The anti crapitalist

Madness is decending upon me....

Wednesday, September 27, 2006

Cyber Cunts 5 - Nicki Graeme



Reality TV plumbs new depths with the publicity attached to this vacuous "celebrity" shitbag in the national newspapers. How can such an imbalanced, ugly, mentally-subnormal piece of human detritius manage to get paid for anything other than being punched repeatedly in the face.

I'm sure that for 30 seconds some members of the British viewing public thought that watching some dim bitch have a series of hissy-fits over nothing in particular was vaguely hilarious; but after you've seen it twice all you want to do is strangle the bitch and dump her head first into the nearest river.

Princess Nicki? That really is a joke. She's even shitter than Jacki Graham (anyone remember "Could it be I'm falling in love" circa 1987!).

I feel sorry for E4 giving her, her own series. The producer must have wanted to fucking well kill himself having spent 10 minutes in her company before realising that they could not get out of the fucking contract and they were stuck with this uninteresting, putrid, talentless, mong for a whole series.

Shite, shite, shite.

If I were a serial killer I'd focus on the fact that there has been seven series of Big Brother - that's more than enough people that nobody would ever miss to put on your list.





Reality TV is responsible for forcing these shitbags on the world, and we should learn from the experience.
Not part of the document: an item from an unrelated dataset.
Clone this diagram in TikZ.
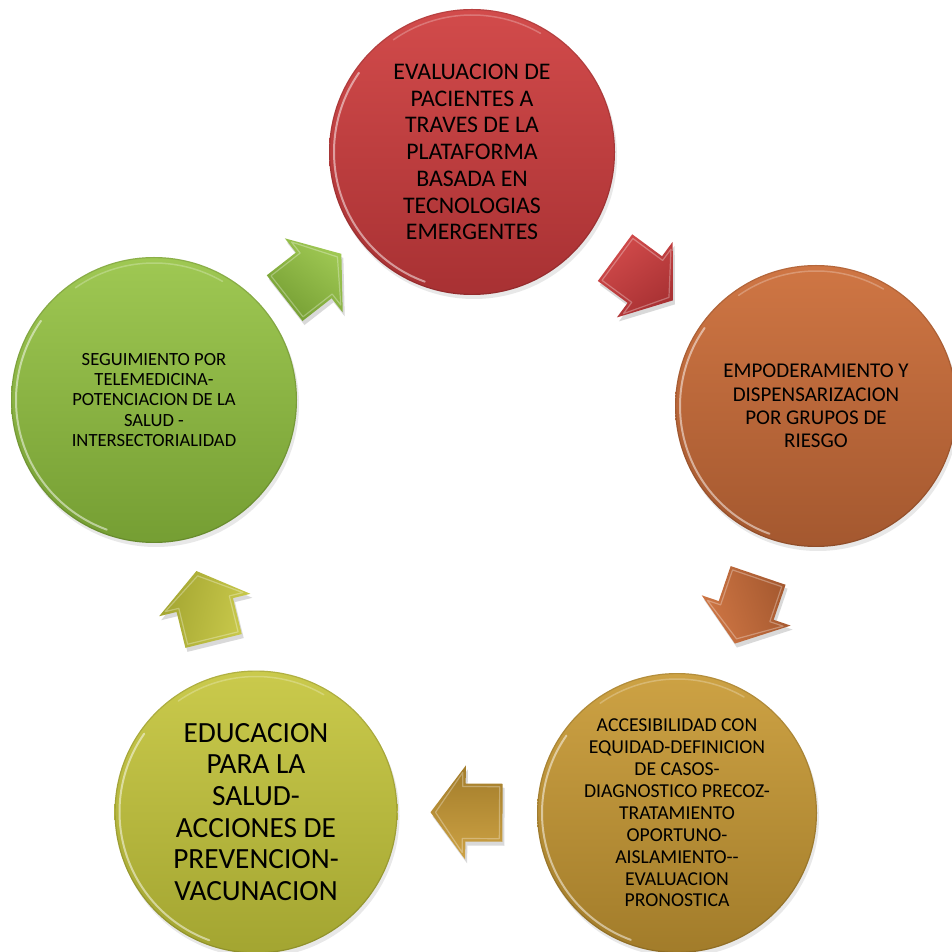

Hopefully it won't be too long before she's reduced to sucking off soap stars on some other "celebrity" shit-fest to keep her ugly, whiney, face on TV.

8 Comments:

At 8:20 AM, Blogger Cynnie said...

I dont watch those big brother type shows..
I do watch project runway..
but these people have real talent . well some of them do.

bleah...tv sucks

 
At 9:24 AM, Blogger Falloff Boy said...

"If I were a serial killer I'd focus on the fact that there has been seven series of Big Brother - that's more than enough people that nobody would ever miss to put on your list."
Hmmm, you may be on to something there.

"Hopefully it won't be too long before she's reduced to sucking off soap stars on some other "celebrity" shit-fest to keep her ugly, whiney, face on TV."
This may actually happen. Remember the ugly skinhead bint from one of the early Big Brothers?
Yep, you guessed it. Fucks on camera, for money.
Be warned, these are fugly

I'm actually surpised that no more of these desperate, fucked up, fame hungry fuckwits have stooped to porn.
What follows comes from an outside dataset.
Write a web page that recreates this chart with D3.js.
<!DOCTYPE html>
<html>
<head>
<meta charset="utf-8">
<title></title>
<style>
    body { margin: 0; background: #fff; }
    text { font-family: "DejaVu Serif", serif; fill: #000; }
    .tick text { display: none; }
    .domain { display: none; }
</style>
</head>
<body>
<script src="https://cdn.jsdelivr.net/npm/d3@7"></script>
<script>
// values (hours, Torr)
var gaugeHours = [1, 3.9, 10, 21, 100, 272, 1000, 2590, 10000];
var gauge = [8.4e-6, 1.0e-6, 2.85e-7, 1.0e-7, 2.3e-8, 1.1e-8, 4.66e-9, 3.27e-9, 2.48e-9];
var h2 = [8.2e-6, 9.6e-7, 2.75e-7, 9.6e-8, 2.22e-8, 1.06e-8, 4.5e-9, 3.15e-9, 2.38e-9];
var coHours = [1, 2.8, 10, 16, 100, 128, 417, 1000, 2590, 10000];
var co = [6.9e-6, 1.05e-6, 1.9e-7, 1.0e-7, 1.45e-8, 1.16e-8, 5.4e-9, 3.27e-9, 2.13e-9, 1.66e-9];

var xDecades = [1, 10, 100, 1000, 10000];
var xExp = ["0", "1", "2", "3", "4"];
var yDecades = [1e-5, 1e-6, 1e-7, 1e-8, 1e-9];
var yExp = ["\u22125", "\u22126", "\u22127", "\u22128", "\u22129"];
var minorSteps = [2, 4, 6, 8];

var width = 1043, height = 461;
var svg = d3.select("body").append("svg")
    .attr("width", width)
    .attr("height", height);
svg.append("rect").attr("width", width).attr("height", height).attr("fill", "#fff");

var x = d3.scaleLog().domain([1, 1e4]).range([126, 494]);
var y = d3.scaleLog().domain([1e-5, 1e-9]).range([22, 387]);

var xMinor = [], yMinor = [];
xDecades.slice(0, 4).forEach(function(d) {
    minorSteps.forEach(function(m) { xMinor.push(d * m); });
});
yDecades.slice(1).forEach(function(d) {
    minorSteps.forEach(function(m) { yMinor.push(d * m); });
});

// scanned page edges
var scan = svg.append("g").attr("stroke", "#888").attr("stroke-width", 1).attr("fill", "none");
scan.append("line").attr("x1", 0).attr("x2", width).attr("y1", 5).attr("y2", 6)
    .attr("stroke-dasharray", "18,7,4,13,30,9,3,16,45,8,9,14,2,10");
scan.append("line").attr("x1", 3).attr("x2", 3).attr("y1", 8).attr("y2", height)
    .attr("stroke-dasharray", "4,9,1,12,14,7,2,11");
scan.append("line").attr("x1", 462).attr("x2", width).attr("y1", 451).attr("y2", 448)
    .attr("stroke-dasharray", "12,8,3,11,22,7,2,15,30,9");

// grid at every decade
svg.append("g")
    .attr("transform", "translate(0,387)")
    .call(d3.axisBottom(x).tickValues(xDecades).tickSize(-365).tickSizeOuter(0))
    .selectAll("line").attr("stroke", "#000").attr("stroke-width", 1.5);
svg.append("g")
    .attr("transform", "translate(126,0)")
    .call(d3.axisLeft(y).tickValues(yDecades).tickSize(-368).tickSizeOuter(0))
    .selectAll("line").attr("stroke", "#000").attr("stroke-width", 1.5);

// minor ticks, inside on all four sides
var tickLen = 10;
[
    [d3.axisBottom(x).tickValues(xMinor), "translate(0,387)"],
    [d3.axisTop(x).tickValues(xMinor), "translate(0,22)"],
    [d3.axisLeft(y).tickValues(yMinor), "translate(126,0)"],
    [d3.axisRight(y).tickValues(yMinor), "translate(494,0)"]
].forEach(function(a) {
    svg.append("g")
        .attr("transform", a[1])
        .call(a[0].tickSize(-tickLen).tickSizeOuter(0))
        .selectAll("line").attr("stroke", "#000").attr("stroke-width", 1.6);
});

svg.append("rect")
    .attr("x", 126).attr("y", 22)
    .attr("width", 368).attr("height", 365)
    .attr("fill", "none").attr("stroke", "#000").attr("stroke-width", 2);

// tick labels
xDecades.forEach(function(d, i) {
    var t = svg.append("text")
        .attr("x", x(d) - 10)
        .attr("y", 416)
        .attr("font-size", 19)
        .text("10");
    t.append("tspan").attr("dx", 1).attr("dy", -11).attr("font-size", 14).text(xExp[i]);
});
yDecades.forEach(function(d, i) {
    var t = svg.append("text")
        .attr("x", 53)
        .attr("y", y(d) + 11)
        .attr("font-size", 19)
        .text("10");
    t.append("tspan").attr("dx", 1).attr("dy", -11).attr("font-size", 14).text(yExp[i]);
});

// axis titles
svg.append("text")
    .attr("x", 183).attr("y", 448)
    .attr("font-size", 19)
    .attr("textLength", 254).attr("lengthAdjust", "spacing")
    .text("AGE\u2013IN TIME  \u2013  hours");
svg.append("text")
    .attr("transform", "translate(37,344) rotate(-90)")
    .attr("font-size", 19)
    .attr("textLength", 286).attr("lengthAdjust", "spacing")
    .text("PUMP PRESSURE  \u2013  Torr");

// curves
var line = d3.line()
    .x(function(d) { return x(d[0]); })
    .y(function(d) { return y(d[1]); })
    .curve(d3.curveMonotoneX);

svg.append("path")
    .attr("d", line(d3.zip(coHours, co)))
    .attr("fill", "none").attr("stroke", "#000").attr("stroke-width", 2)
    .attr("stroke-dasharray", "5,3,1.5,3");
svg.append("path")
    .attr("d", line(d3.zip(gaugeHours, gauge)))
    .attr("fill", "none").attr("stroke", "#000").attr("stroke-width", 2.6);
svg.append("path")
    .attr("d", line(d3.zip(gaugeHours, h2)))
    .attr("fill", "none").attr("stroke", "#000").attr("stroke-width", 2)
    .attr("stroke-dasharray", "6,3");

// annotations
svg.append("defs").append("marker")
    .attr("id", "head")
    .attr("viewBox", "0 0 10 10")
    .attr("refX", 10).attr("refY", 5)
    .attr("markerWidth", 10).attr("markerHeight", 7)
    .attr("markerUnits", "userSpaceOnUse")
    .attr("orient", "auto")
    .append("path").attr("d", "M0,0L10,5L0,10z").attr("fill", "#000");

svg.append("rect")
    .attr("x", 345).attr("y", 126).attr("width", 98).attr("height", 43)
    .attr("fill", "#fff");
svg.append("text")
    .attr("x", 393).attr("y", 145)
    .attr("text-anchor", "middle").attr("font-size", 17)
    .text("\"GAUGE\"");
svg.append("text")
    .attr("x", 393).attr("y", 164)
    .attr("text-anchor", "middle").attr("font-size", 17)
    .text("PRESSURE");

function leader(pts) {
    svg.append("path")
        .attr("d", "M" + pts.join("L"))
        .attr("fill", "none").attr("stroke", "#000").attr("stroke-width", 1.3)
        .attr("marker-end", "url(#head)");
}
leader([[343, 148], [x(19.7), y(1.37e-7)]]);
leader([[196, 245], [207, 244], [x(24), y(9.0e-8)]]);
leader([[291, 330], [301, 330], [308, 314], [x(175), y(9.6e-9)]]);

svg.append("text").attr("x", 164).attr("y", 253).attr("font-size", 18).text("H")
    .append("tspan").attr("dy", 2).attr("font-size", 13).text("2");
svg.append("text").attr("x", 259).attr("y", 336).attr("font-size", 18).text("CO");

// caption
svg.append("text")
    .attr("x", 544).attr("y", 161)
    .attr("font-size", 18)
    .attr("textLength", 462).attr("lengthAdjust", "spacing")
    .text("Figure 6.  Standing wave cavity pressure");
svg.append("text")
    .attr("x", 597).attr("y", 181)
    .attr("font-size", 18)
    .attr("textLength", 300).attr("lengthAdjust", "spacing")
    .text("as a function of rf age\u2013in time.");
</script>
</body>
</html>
Anyway, I'm off to B&Q for an axe, shovel, tarpaulin, hacksaw, hammer and a bag of quicklime. For research.
Hmmm, yes, that'll do, research.

 
At 3:27 AM, Blogger FOUR DINNERS said...

I don't watch it. The Mrs does. I didn't even know who she was when i saw her in the paper. She looks like Klingon with that wrinkly forehead.

 
At 10:14 AM, Blogger me said...

her and sweary pete have split. that'll sell a few thousand more copies of heat, hello etc. until they get back together just in time for him and his band releasing a single!
what? cynic? me?

 
At 12:41 PM, Anonymous Anonymous said...

She is an ex-prossie.

I say ex, cos I wouldnt pay 2p to shag that monster.

UGH.



'inspired by Shakespere'

 
At 4:26 PM, Blogger Davenelli said...

No idea who she is but if she appeared on Big Brother then she undoubtedly deserves to die.

I'm off to B&Q to help Bawbag carry the tools

 
At 12:38 AM, Blogger Michelle said...

I tried to get on to Big Brother - twice. Hours in the audition lines, and I got past the first choice section on both occasions, but I couldn't get past the TV test.
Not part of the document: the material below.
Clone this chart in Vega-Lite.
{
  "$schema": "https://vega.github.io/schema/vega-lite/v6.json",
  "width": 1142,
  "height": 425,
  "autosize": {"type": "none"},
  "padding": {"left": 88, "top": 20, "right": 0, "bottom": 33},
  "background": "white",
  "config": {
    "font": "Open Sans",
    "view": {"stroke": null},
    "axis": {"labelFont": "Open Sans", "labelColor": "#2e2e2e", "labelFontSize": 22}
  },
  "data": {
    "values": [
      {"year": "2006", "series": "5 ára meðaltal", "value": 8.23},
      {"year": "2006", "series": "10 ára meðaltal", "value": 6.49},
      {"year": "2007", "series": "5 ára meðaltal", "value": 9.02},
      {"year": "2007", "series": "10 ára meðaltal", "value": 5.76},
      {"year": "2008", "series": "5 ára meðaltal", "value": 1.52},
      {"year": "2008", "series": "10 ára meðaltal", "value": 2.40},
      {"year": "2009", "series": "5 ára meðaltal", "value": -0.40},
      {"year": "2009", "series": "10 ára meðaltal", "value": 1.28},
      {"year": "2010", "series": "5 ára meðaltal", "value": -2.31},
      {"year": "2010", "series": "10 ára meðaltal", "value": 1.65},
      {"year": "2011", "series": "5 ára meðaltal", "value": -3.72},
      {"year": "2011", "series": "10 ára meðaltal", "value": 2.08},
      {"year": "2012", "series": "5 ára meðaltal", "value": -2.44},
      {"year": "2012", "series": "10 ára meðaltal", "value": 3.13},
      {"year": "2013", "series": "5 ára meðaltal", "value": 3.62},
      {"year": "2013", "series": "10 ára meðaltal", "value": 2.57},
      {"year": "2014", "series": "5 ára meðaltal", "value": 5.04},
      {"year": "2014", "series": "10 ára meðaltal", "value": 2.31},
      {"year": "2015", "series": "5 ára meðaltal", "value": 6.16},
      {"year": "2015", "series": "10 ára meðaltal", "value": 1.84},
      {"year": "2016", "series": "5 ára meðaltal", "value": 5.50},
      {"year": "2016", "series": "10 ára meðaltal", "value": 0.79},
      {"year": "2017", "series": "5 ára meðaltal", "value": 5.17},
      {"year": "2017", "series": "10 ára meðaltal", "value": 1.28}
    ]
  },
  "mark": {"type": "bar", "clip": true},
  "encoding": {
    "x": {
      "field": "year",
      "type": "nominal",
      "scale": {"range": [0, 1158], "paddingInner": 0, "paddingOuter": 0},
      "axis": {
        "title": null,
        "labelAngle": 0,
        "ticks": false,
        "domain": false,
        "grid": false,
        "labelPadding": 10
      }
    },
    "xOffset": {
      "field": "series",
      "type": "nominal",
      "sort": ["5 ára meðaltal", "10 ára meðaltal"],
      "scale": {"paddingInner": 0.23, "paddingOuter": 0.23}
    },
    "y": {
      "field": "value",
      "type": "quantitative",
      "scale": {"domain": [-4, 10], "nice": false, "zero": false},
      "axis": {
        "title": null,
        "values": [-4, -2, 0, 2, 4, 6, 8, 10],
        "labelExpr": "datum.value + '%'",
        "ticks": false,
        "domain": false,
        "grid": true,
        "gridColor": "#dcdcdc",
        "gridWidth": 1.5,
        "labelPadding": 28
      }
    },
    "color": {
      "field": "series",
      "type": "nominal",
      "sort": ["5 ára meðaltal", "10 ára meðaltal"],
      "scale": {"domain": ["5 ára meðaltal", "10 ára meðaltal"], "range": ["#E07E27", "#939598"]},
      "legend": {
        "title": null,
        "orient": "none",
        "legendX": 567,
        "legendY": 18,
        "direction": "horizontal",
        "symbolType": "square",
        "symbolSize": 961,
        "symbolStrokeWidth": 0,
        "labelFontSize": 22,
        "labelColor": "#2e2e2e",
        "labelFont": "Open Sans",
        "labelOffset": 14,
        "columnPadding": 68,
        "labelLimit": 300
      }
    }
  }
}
I couldn't understand what the producers were looking for ... if they wanted to make social chaos, then wouldn't a transsexual slave with a high IQ and black sense of humour have been fun to watch?

Anyway, looking at the people they did pick for BB5, I'd have been bored to tears. I'd have received better intellectual conversation from the house kettle.

The producers probably unwittingly saved my life.

 
At 5:44 AM, Blogger The Dog of Freetown said...

I'd like to kick her in the nuts, again and again and again.